I met Miguel last summer on my drive through San Francisco.
 This is the world's largest Spruce tree. It's 191 feet tall, and 1,000 years old. If you look at where Miguel is walking, you can tell how large the tree is in comparison. It was fun climbing around the trunk, which seemed like it was built for circling, because the base wrapped around like a rough spiral staircase.

The river is strong, the color like a pale blue flower, nearly white.
 This is a giant dreamcatcher made of barbed wire. I assume it's a dreamcatcher, anyway. We didn't see the "No Trespassing" sign until we were driving away.

 We move closer to the rain forest. Even the air tastes wet. The clouds were overpowering in many spots.
 We drove 14 or so miles down a pot-hole-studded dirt road, looking for a place to pull over and camp out. Finally we found this long U-turn, and pulled in there, hiding my car behind a stand of trees in hopes that it would not be spotted. Our first day there was no rain. It still took Miguel nearly two hours to get a fire started (well, it is a rainforest) with our damp wood, damp sticks, and damp moss, while I dissected onions and stuffed them with hamburger. As difficult as carving the onions was, I preferred my "woman's" task to that of starting the damn fire. 

The second day, just after we got back from our hike, it began to rain. The clouds weren't going away, and it felt heavy. "We better do something," I said, "it feels like it's going to pour." So far, we'd been able to lean under the giant tree behind us, and it kept half of the table dry, but rain was falling faster. I grabbed my tent tarp from the car and we started stringing it up. In minutes, the sagging places in the tarp were filled with puddles. Luckily Miguel had twine and patience, and we had a fairly protected eating-place. 

 The bark of some trees reminded me of the fire-resistant bar of the Sequoias, only whereas the Sequoia bark felt spongey, this bark was hard.
Branches like the weak arms of beautiful ladies, soft green moss dangling from their wrists. 
 Crossing a mossy log is easier than crossing one with no moss at all; bare bark has a slippy, dangerous surface.

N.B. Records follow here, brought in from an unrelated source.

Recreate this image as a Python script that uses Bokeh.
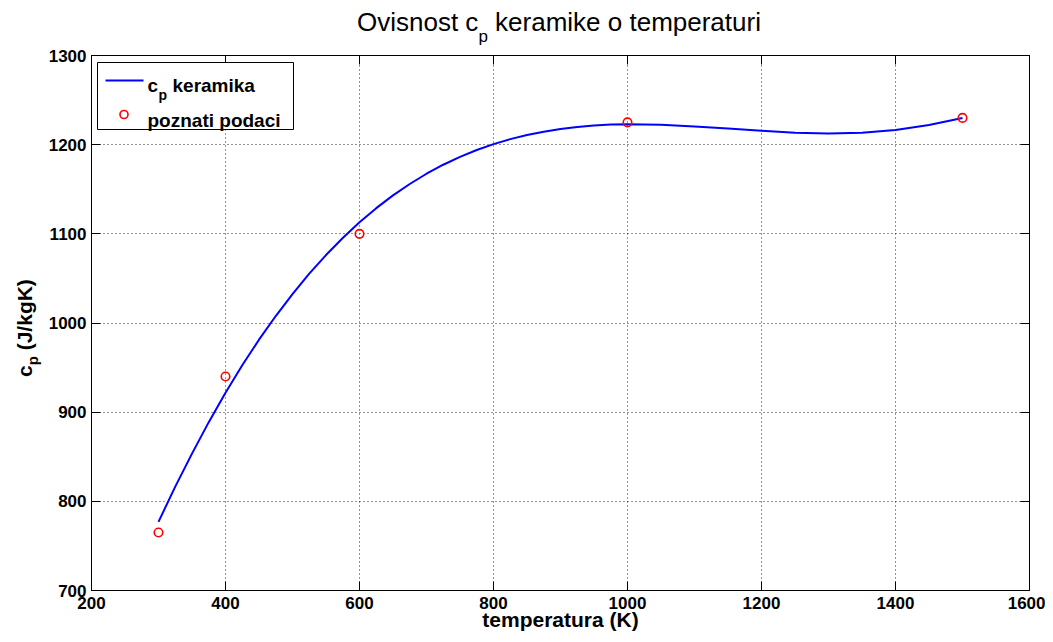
from bokeh.plotting import figure
from bokeh.models import Label, BoxAnnotation, LinearAxis, Range1d, FixedTicker, Div
from bokeh.layouts import column, row
from bokeh.embed import file_html
from bokeh.resources import INLINE

# ---- data ----
x_ticks = [200, 400, 600, 800, 1000, 1200, 1400, 1600]
y_ticks = [700, 800, 900, 1000, 1100, 1200, 1300]

curve_T = [300, 325, 350, 375, 400, 425, 450, 475, 500, 525, 550, 575, 600, 625, 650, 675,
           700, 725, 750, 775, 800, 825, 850, 875, 900, 925, 950, 975, 1000,
           1050, 1100, 1150, 1200, 1250, 1300, 1350, 1400, 1450, 1500]
curve_cp = [777, 816.5, 853.5, 888.8, 921.8, 952.6, 981.3, 1007.8, 1032.5, 1055.3, 1076.2,
            1095.4, 1112.9, 1128.8, 1143.1, 1155.9, 1167.4, 1177.5, 1186.3, 1194.0, 1200.6,
            1206.2, 1210.8, 1214.6, 1217.5, 1219.9, 1221.5, 1222.5, 1223,
            1222.2, 1220.5, 1218.2, 1215.6, 1213.5, 1212.5, 1213.3, 1216.5, 1222, 1230]

known_T = [300, 400, 600, 1000, 1500]
known_cp = [765, 940, 1100, 1225, 1230]

FONT = "Liberation Sans"

# ---- layout (page pixels) ----
TITLE_H = 47          # title strip height
YLAB_W = 45           # y-label strip width
FRAME_L, FRAME_R, FRAME_T, FRAME_B = 91, 1029, 55, 590
PAGE_W, PAGE_H = 1045, 642

W = PAGE_W - YLAB_W
H = PAGE_H - TITLE_H
ML = FRAME_L - YLAB_W
MR = PAGE_W - FRAME_R
MT = FRAME_T - TITLE_H
MB = PAGE_H - FRAME_B

p = figure(width=W, height=H, x_range=Range1d(200, 1600), y_range=Range1d(700, 1300),
           output_backend="svg", toolbar_location=None,
           min_border_left=ML, min_border_right=MR, min_border_top=MT, min_border_bottom=MB)
p.background_fill_color = "white"
p.border_fill_color = "white"
p.outline_line_color = "black"
p.outline_line_width = 1

for ax, ticks in ((p.xaxis[0], x_ticks), (p.yaxis[0], y_ticks)):
    ax.ticker = FixedTicker(ticks=ticks)
    ax.axis_line_color = "black"
    ax.major_tick_line_color = "black"
    ax.major_tick_in = 9
    ax.major_tick_out = 0
    ax.minor_tick_line_color = None
    ax.major_label_text_font = FONT
    ax.major_label_text_font_style = "bold"
    ax.major_label_text_font_size = "17px"
    ax.major_label_text_color = "black"
p.xaxis[0].major_label_standoff = 6
p.yaxis[0].major_label_standoff = 5

xa = p.xaxis[0]
xa.axis_label = "temperatura (K)"
xa.axis_label_text_font = FONT
xa.axis_label_text_font_style = "bold"
xa.axis_label_text_font_size = "21px"
xa.axis_label_text_color = "black"
xa.axis_label_standoff = -4

# box axes on top and right: ticks only (as minor ticks, so no labels are drawn)
top = LinearAxis(ticker=FixedTicker(ticks=[], minor_ticks=x_ticks),
                 major_tick_line_color=None, minor_tick_in=9, minor_tick_out=0,
                 minor_tick_line_color="black", axis_line_color="black")
right = LinearAxis(ticker=FixedTicker(ticks=[], minor_ticks=y_ticks),
                   major_tick_line_color=None, minor_tick_in=9, minor_tick_out=0,
                   minor_tick_line_color="black", axis_line_color="black")
p.add_layout(top, "above")
p.add_layout(right, "right")

for g, ticks in ((p.xgrid[0], x_ticks), (p.ygrid[0], y_ticks)):
    g.ticker = FixedTicker(ticks=ticks)
    g.grid_line_color = "black"
    g.grid_line_alpha = 0.85
    g.grid_line_dash = "1 3"
    g.grid_line_width = 1

p.line(curve_T, curve_cp, line_color="#0000ff", line_width=2, line_join="round")
p.scatter(known_T, known_cp, marker="circle", size=8.5, fill_color=None,
          line_color="#ff0000", line_width=1.6)

# page-pixel -> data helpers for the legend (inside the frame)
def dx(px):
    return 200 + (px - FRAME_L) * 1400.0 / (FRAME_R - FRAME_L)
def dy(py):
    return 1300 - (py - FRAME_T) * 600.0 / (FRAME_B - FRAME_T)

def lab(text, px, py, size, style="bold"):
    p.add_layout(Label(x=dx(px), y=dy(py), text=text, text_font=FONT,
                       text_font_size=f"{size}px", text_font_style=style,
                       text_color="black", text_baseline="alphabetic", text_align="left"))

# legend
p.add_layout(BoxAnnotation(left=dx(97), right=dx(293), top=dy(62), bottom=dy(129),
                           fill_color="white", fill_alpha=1, line_color="black",
                           line_width=1, line_alpha=1))
p.add_layout(BoxAnnotation(left=dx(105), right=dx(143), top=dy(79), bottom=dy(81),
                           fill_color="#0000ff", fill_alpha=1, line_color=None))
p.scatter([dx(123.5)], [dy(114)], marker="circle", size=8, fill_color=None,
          line_color="#ff0000", line_width=1.6, level="overlay")
lab("c", 147, 85, 19)
lab("p", 158, 94, 14)
lab("keramika", 172, 85, 19)
lab("poznati podaci", 147, 120, 19)

# title strip (HTML text with a real subscript)
title_html = (
    '<div style="padding-left:357px; padding-top:8px; white-space:nowrap; '
    "font-family:'Liberation Sans'; font-size:26px; line-height:1.15; color:black;\">"
    'Ovisnost c<span style="font-size:17px; vertical-align:-11px;">p</span>'
    ' keramike o temperaturi</div>'
)
title_div = Div(text=title_html, width=PAGE_W, height=TITLE_H, margin=(0, 0, 0, 0),
                styles={"overflow": "visible"})

# y label strip (rotated HTML text)
ylab_top = 377 - TITLE_H
ylab_html = (
    f'<div style="padding-top:{ylab_top}px; padding-left:13px;">'
    '<div style="transform:rotate(-90deg); transform-origin:left top; white-space:nowrap; '
    "font-family:'Liberation Sans'; font-weight:bold; font-size:21px; line-height:1.15; "
    'color:black;">'
    'c<span style="font-size:15px; vertical-align:-6px;">p</span> (J/kgK)</div></div>'
)
ylab_div = Div(text=ylab_html, width=YLAB_W, height=H, margin=(0, 0, 0, 0),
               styles={"overflow": "visible"})

layout = column(title_div, row(ylab_div, p, spacing=0), spacing=0)

open("out.html", "w").write(file_html(layout, INLINE))
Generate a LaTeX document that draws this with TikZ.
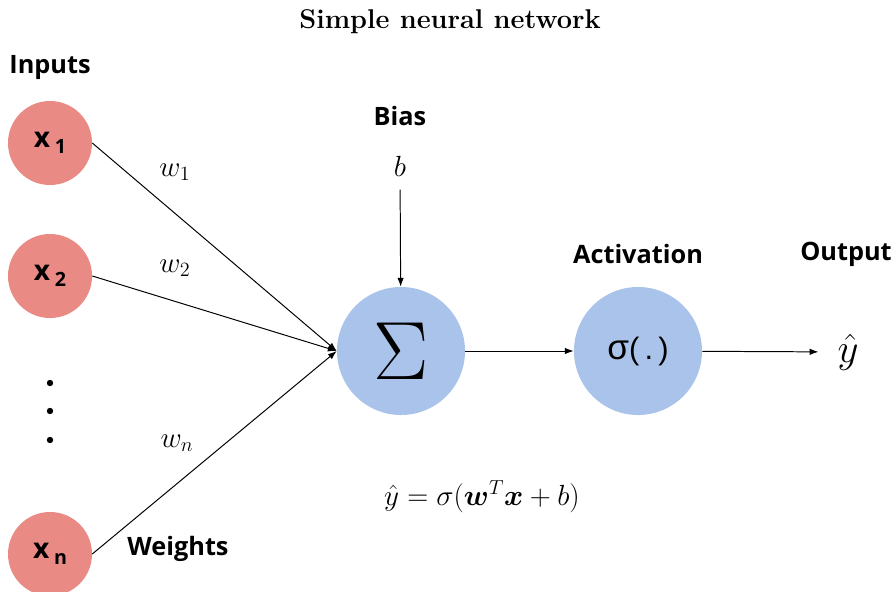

The only problem with moss is than it can hide rot or it can slide off and take you with it.
 This picture shows how large these trees are. They weren't as tall as the Redwoods, but hiking beneath them felt just as majestic.
 That's me. I really liked the giant roots sticking out of the ground. It reminds me of the frill of a triceratops (the back part, which tends to be spiky, much like the pointy roots).
 What does this branch remind you of? Have you ever seen "Rocko's Modern Life?" Remember Heifer?